With the Christmas holidays approaching, you may be getting ready for a break abroad. If so, there’s a chance that you’ll become one of the hundreds of thousands of Britons who enjoy their holiday so much that they decide to buy a second home overseas.
But if you’re tempted to snap up a bargain between ski runs, make sure you understand the risks. Holiday homes can be a good buy, but they can also lead to large expenses and even the loss of your entire investment.
The first thing you should consider is the transaction costs. These include agents and legal fees, but also the taxes levied on property sales. In some cases, this can be substantial: Greece charges 23% VAT on new houses built after 2006.
Since these costs can’t be recouped, it makes sense to set them against the amount of time the property will be used. This is something to consider if you will rarely be visiting the property, or you think you may lose interest in the region over time.
You also need to consider the ongoing taxes that you’ll have to pay.

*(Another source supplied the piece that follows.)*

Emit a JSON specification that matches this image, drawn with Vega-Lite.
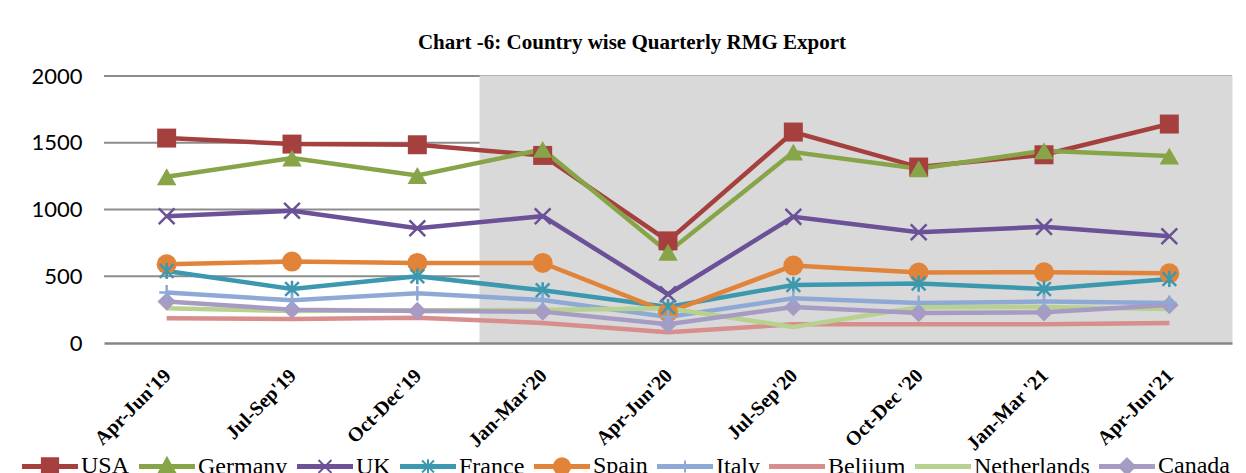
{
  "$schema": "https://vega.github.io/schema/vega-lite/v6.json",
  "width": 1128,
  "height": 267,
  "autosize": "none",
  "padding": {"left": 104, "top": 76, "right": 14, "bottom": 130},
  "background": "white",
  "title": {
    "text": "Chart -6: Country wise Quarterly RMG Export",
    "font": "Liberation Serif",
    "fontSize": 21,
    "fontWeight": "bold",
    "color": "black",
    "anchor": "middle",
    "dx": -36,
    "offset": 12
  },
  "config": {
    "view": {"stroke": null},
    "axis": {"labelColor": "black"}
  },
  "datasets": {
    "exports": [
      {"Quarter": "Apr-Jun'19", "Country": "USA", "Value": 1535},
      {"Quarter": "Jul-Sep'19", "Country": "USA", "Value": 1490},
      {"Quarter": "Oct-Dec'19", "Country": "USA", "Value": 1485},
      {"Quarter": "Jan-Mar'20", "Country": "USA", "Value": 1405},
      {"Quarter": "Apr-Jun'20", "Country": "USA", "Value": 765},
      {"Quarter": "Jul-Sep'20", "Country": "USA", "Value": 1580},
      {"Quarter": "Oct-Dec '20", "Country": "USA", "Value": 1318},
      {"Quarter": "Jan-Mar '21", "Country": "USA", "Value": 1410},
      {"Quarter": "Apr-Jun'21", "Country": "USA", "Value": 1640},
      {"Quarter": "Apr-Jun'19", "Country": "Germany", "Value": 1245},
      {"Quarter": "Jul-Sep'19", "Country": "Germany", "Value": 1385},
      {"Quarter": "Oct-Dec'19", "Country": "Germany", "Value": 1255},
      {"Quarter": "Jan-Mar'20", "Country": "Germany", "Value": 1450},
      {"Quarter": "Apr-Jun'20", "Country": "Germany", "Value": 680},
      {"Quarter": "Jul-Sep'20", "Country": "Germany", "Value": 1430},
      {"Quarter": "Oct-Dec '20", "Country": "Germany", "Value": 1305},
      {"Quarter": "Jan-Mar '21", "Country": "Germany", "Value": 1440},
      {"Quarter": "Apr-Jun'21", "Country": "Germany", "Value": 1400},
      {"Quarter": "Apr-Jun'19", "Country": "UK", "Value": 950},
      {"Quarter": "Jul-Sep'19", "Country": "UK", "Value": 990},
      {"Quarter": "Oct-Dec'19", "Country": "UK", "Value": 860},
      {"Quarter": "Jan-Mar'20", "Country": "UK", "Value": 950},
      {"Quarter": "Apr-Jun'20", "Country": "UK", "Value": 365},
      {"Quarter": "Jul-Sep'20", "Country": "UK", "Value": 945},
      {"Quarter": "Oct-Dec '20", "Country": "UK", "Value": 830},
      {"Quarter": "Jan-Mar '21", "Country": "UK", "Value": 870},
      {"Quarter": "Apr-Jun'21", "Country": "UK", "Value": 800},
      {"Quarter": "Apr-Jun'19", "Country": "France", "Value": 540},
      {"Quarter": "Jul-Sep'19", "Country": "France", "Value": 405},
      {"Quarter": "Oct-Dec'19", "Country": "France", "Value": 500},
      {"Quarter": "Jan-Mar'20", "Country": "France", "Value": 395},
      {"Quarter": "Apr-Jun'20", "Country": "France", "Value": 270},
      {"Quarter": "Jul-Sep'20", "Country": "France", "Value": 435},
      {"Quarter": "Oct-Dec '20", "Country": "France", "Value": 445},
      {"Quarter": "Jan-Mar '21", "Country": "France", "Value": 405},
      {"Quarter": "Apr-Jun'21", "Country": "France", "Value": 480},
      {"Quarter": "Apr-Jun'19", "Country": "Spain", "Value": 590},
      {"Quarter": "Jul-Sep'19", "Country": "Spain", "Value": 610},
      {"Quarter": "Oct-Dec'19", "Country": "Spain", "Value": 600},
      {"Quarter": "Jan-Mar'20", "Country": "Spain", "Value": 600},
      {"Quarter": "Apr-Jun'20", "Country": "Spain", "Value": 230},
      {"Quarter": "Jul-Sep'20", "Country": "Spain", "Value": 580},
      {"Quarter": "Oct-Dec '20", "Country": "Spain", "Value": 528},
      {"Quarter": "Jan-Mar '21", "Country": "Spain", "Value": 530},
      {"Quarter": "Apr-Jun'21", "Country": "Spain", "Value": 522},
      {"Quarter": "Apr-Jun'19", "Country": "Italy", "Value": 378},
      {"Quarter": "Jul-Sep'19", "Country": "Italy", "Value": 320},
      {"Quarter": "Oct-Dec'19", "Country": "Italy", "Value": 372},
      {"Quarter": "Jan-Mar'20", "Country": "Italy", "Value": 322},
      {"Quarter": "Apr-Jun'20", "Country": "Italy", "Value": 195},
      {"Quarter": "Jul-Sep'20", "Country": "Italy", "Value": 335},
      {"Quarter": "Oct-Dec '20", "Country": "Italy", "Value": 300},
      {"Quarter": "Jan-Mar '21", "Country": "Italy", "Value": 310},
      {"Quarter": "Apr-Jun'21", "Country": "Italy", "Value": 300},
      {"Quarter": "Apr-Jun'19", "Country": "Beljium", "Value": 185},
      {"Quarter": "Jul-Sep'19", "Country": "Beljium", "Value": 180},
      {"Quarter": "Oct-Dec'19", "Country": "Beljium", "Value": 190},
      {"Quarter": "Jan-Mar'20", "Country": "Beljium", "Value": 150},
      {"Quarter": "Apr-Jun'20", "Country": "Beljium", "Value": 80},
      {"Quarter": "Jul-Sep'20", "Country": "Beljium", "Value": 140},
      {"Quarter": "Oct-Dec '20", "Country": "Beljium", "Value": 140},
      {"Quarter": "Jan-Mar '21", "Country": "Beljium", "Value": 140},
      {"Quarter": "Apr-Jun'21", "Country": "Beljium", "Value": 150},
      {"Quarter": "Apr-Jun'19", "Country": "Netherlands", "Value": 260},
      {"Quarter": "Jul-Sep'19", "Country": "Netherlands", "Value": 240},
      {"Quarter": "Oct-Dec'19", "Country": "Netherlands", "Value": 245},
      {"Quarter": "Jan-Mar'20", "Country": "Netherlands", "Value": 247},
      {"Quarter": "Apr-Jun'20", "Country": "Netherlands", "Value": 260},
      {"Quarter": "Jul-Sep'20", "Country": "Netherlands", "Value": 120},
      {"Quarter": "Oct-Dec '20", "Country": "Netherlands", "Value": 268},
      {"Quarter": "Jan-Mar '21", "Country": "Netherlands", "Value": 270},
      {"Quarter": "Apr-Jun'21", "Country": "Netherlands", "Value": 255},
      {"Quarter": "Apr-Jun'19", "Country": "Canada", "Value": 310},
      {"Quarter": "Jul-Sep'19", "Country": "Canada", "Value": 250},
      {"Quarter": "Oct-Dec'19", "Country": "Canada", "Value": 240},
      {"Quarter": "Jan-Mar'20", "Country": "Canada", "Value": 235},
      {"Quarter": "Apr-Jun'20", "Country": "Canada", "Value": 140},
      {"Quarter": "Jul-Sep'20", "Country": "Canada", "Value": 270},
      {"Quarter": "Oct-Dec '20", "Country": "Canada", "Value": 225},
      {"Quarter": "Jan-Mar '21", "Country": "Canada", "Value": 230},
      {"Quarter": "Apr-Jun'21", "Country": "Canada", "Value": 285}
    ],
    "shade": [
      {"Quarter": "Jan-Mar'20"},
      {"Quarter": "Apr-Jun'20"},
      {"Quarter": "Jul-Sep'20"},
      {"Quarter": "Oct-Dec '20"},
      {"Quarter": "Jan-Mar '21"},
      {"Quarter": "Apr-Jun'21"}
    ],
    "grid": [
      {"Level": 500}, {"Level": 1000}, {"Level": 1500}, {"Level": 2000}
    ]
  },
  "resolve": {
    "scale": {"shape": "independent", "size": "independent", "fill": "independent", "stroke": "independent"},
    "legend": {"shape": "independent", "fill": "independent", "stroke": "independent"}
  },
  "layer": [
    {
      "data": {"name": "grid"},
      "mark": {"type": "rule", "color": "#8C8C8C", "strokeWidth": 2},
      "encoding": {
        "y": {
          "field": "Level", "type": "quantitative",
          "scale": {"domain": [0, 2000], "nice": false},
          "axis": {
            "title": null, "values": [0, 500, 1000, 1500, 2000], "format": "d", "ticks": false, "domain": false,
            "grid": false,
            "labelFont": "Lato", "labelFontSize": 22, "labelColor": "black", "labelPadding": 22
          }
        }
      }
    },
    {
      "data": {"name": "shade"},
      "mark": {"type": "rect", "fill": "#D9D9D9", "stroke": "#D9D9D9", "strokeWidth": 1, "opacity": 1},
      "encoding": {
        "x": {
          "field": "Quarter", "type": "nominal", "sort": null,
          "scale": {"type": "band", "paddingInner": 0, "paddingOuter": 0,
            "domain": ["Apr-Jun'19", "Jul-Sep'19", "Oct-Dec'19", "Jan-Mar'20", "Apr-Jun'20", "Jul-Sep'20", "Oct-Dec '20", "Jan-Mar '21", "Apr-Jun'21"]},
          "axis": {
            "title": null, "ticks": false, "domain": true, "domainColor": "#868686", "domainWidth": 2.5,
            "zindex": 1, "grid": false,
            "labelAngle": -45, "labelAlign": "right", "labelBaseline": "top", "labelPadding": 22, "labelOffset": -6,
            "labelFont": "Liberation Serif", "labelFontWeight": "bold", "labelFontSize": 20, "labelColor": "black"
          }
        },
        "y": {"datum": 0, "type": "quantitative"},
        "y2": {"datum": 2000}
      }
    },
    {
      "data": {"name": "exports"},
      "mark": {"type": "line", "strokeWidth": 4.5},
      "encoding": {
        "x": {"field": "Quarter", "type": "nominal", "sort": null},
        "y": {"field": "Value", "type": "quantitative"},
        "color": {
          "field": "Country", "type": "nominal", "legend": null,
          "scale": {
            "domain": ["USA", "Germany", "UK", "France", "Spain", "Italy", "Beljium", "Netherlands", "Canada"],
            "range": ["#A5403E", "#87A548", "#6B5197", "#3C98AF", "#E1843A", "#8FA9D6", "#D78E8D", "#B7D18F", "#A69BC3"]
          }
        }
      }
    },
    {
      "data": {"name": "exports"},
      "transform": [{"filter": {"field": "Country", "oneOf": ["USA", "Germany", "Spain", "Canada"]}}],
      "mark": {"type": "point", "filled": true, "opacity": 1},
      "encoding": {
        "x": {"field": "Quarter", "type": "nominal", "sort": null},
        "y": {"field": "Value", "type": "quantitative"},
        "color": {"field": "Country", "type": "nominal", "legend": null},
        "shape": {
          "field": "Country", "type": "nominal", "legend": null,
          "scale": {"domain": ["USA", "Germany", "Spain", "Canada"], "range": ["square", "triangle-up", "circle", "diamond"]}
        },
        "size": {
          "field": "Country", "type": "nominal", "legend": null,
          "scale": {"type": "ordinal", "domain": ["USA", "Germany", "Spain", "Canada"], "range": [360, 380, 400, 340]}
        }
      }
    },
    {
      "data": {"name": "exports"},
      "transform": [{"filter": {"field": "Country", "oneOf": ["UK", "France", "Italy"]}}],
      "mark": {"type": "point", "filled": false, "strokeWidth": 2.5, "opacity": 1},
      "encoding": {
        "x": {"field": "Quarter", "type": "nominal", "sort": null},
        "y": {"field": "Value", "type": "quantitative"},
        "color": {"field": "Country", "type": "nominal", "legend": null},
        "shape": {
          "field": "Country", "type": "nominal", "legend": null,
          "scale": {"domain": ["UK", "France", "Italy"], "range": [
            "M-1,-1L1,1M-1,1L1,-1",
            "M0,-1V1M-0.85,-0.85L0.85,0.85M-0.85,0.85L0.85,-0.85",
            "M-1,0H1M0,-1V1"
          ]}
        },
        "size": {
          "field": "Country", "type": "nominal", "legend": null,
          "scale": {"type": "ordinal", "domain": ["UK", "France", "Italy"], "range": [250, 260, 220]}
        }
      }
    },
    {
      "data": {"name": "exports"},
      "transform": [{"filter": {"field": "Quarter", "equal": "Apr-Jun'19"}}],
      "mark": {"type": "point", "opacity": 1, "strokeWidth": 2, "clip": true},
      "encoding": {
        "x": {"field": "Quarter", "type": "nominal", "sort": null},
        "y": {"datum": -2000, "type": "quantitative"},
        "fill": {
          "field": "Country", "type": "nominal", "legend": {"title": null},
          "scale": {
            "domain": ["USA", "Germany", "UK", "France", "Spain", "Italy", "Beljium", "Netherlands", "Canada"],
            "range": ["#A5403E", "#87A548", "#6B5197", "#3C98AF", "#E1843A", "#8FA9D6", "#D78E8D", "#B7D18F", "#A69BC3"]
          }
        },
        "stroke": {
          "field": "Country", "type": "nominal", "legend": {"title": null},
          "scale": {
            "domain": ["USA", "Germany", "UK", "France", "Spain", "Italy", "Beljium", "Netherlands", "Canada"],
            "range": ["#A5403E", "#87A548", "#6B5197", "#3C98AF", "#E1843A", "#8FA9D6", "#D78E8D", "#B7D18F", "#A69BC3"]
          }
        },
        "shape": {
          "field": "Country", "type": "nominal",
          "scale": {
            "domain": ["USA", "Germany", "UK", "France", "Spain", "Italy", "Beljium", "Netherlands", "Canada"],
            "range": [
              "M-1,-0.055H1V0.055H-1Z M-0.3,-0.3H0.3V0.3H-0.3Z",
              "M-1,-0.055H1V0.055H-1Z M0,-0.32L0.32,0.26H-0.32Z",
              "M-1,-0.055H1V0.055H-1Z M-0.24,-0.24L0.24,0.24M-0.24,0.24L0.24,-0.24",
              "M-1,-0.055H1V0.055H-1Z M0,-0.27V0.27M-0.22,-0.22L0.22,0.22M-0.22,0.22L0.22,-0.22",
              "M-1,-0.055H1V0.055H-1Z M-0.3,0A0.3,0.3 0 1,1 0.3,0A0.3,0.3 0 1,1 -0.3,0Z",
              "M-1,-0.055H1V0.055H-1Z M0,-0.22V0.22",
              "M-1,-0.055H1V0.055H-1Z",
              "M-1,-0.055H1V0.055H-1Z",
              "M-1,-0.055H1V0.055H-1Z M0,-0.3L0.3,0L0,0.3L-0.3,0Z"
            ]
          },
          "legend": {
            "title": null,
            "orient": "none",
            "legendX": -82,
            "legendY": 362,
            "direction": "horizontal",
            "columns": 9,
            "padding": 0,
            "symbolSize": 2916,
            "symbolStrokeWidth": 2,
            "labelOffset": 3,
            "columnPadding": 6,
            "labelFont": "Liberation Serif",
            "labelFontSize": 24,
            "labelColor": "black",
            "labelLimit": 300
          }
        }
      }
    }
  ]
}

Be aware that many countries have higher annual property tax rates than the UK, including much of the USA: California and Florida, both popular destinations for British tourists, have average effective rates of 0.74% and 0.94% of the property’s value respectively.
In the past, holiday-home owners often paid lower property tax, because they used local services less. But cash-strapped governments are now targeting them as an easy source of revenue.
The devolved Welsh government has brought in legislation to let councils impose higher tax rates, while France is considering hiking the “weekend tax” charged on properties that are mostly left empty.
It’s also vital to make sure that you have a clear title to the property and that there are no outstanding legal issues. This may seem basic, but European legal systems can be very different from ours. Spain is notorious for cases of “corner cutting” by lawyers, developers and estate agents, leading to disputes over planning permission and illegal construction.
Some holidaymakers have lost everything when local authorities demolished properties that were built illegally, even though they were constructed years ago and the new owners bought in good faith.
Lastly, whatever you do, avoid time-share schemes. These give you the right to use a holiday home, usually an apartment, for a certain amount of time each year. But you have to pay an annual fee whether you use it or not.
These fees are usually higher than the cost of a hotel room, making them poor value, and it is very difficult to resell time-shares, or even give them away.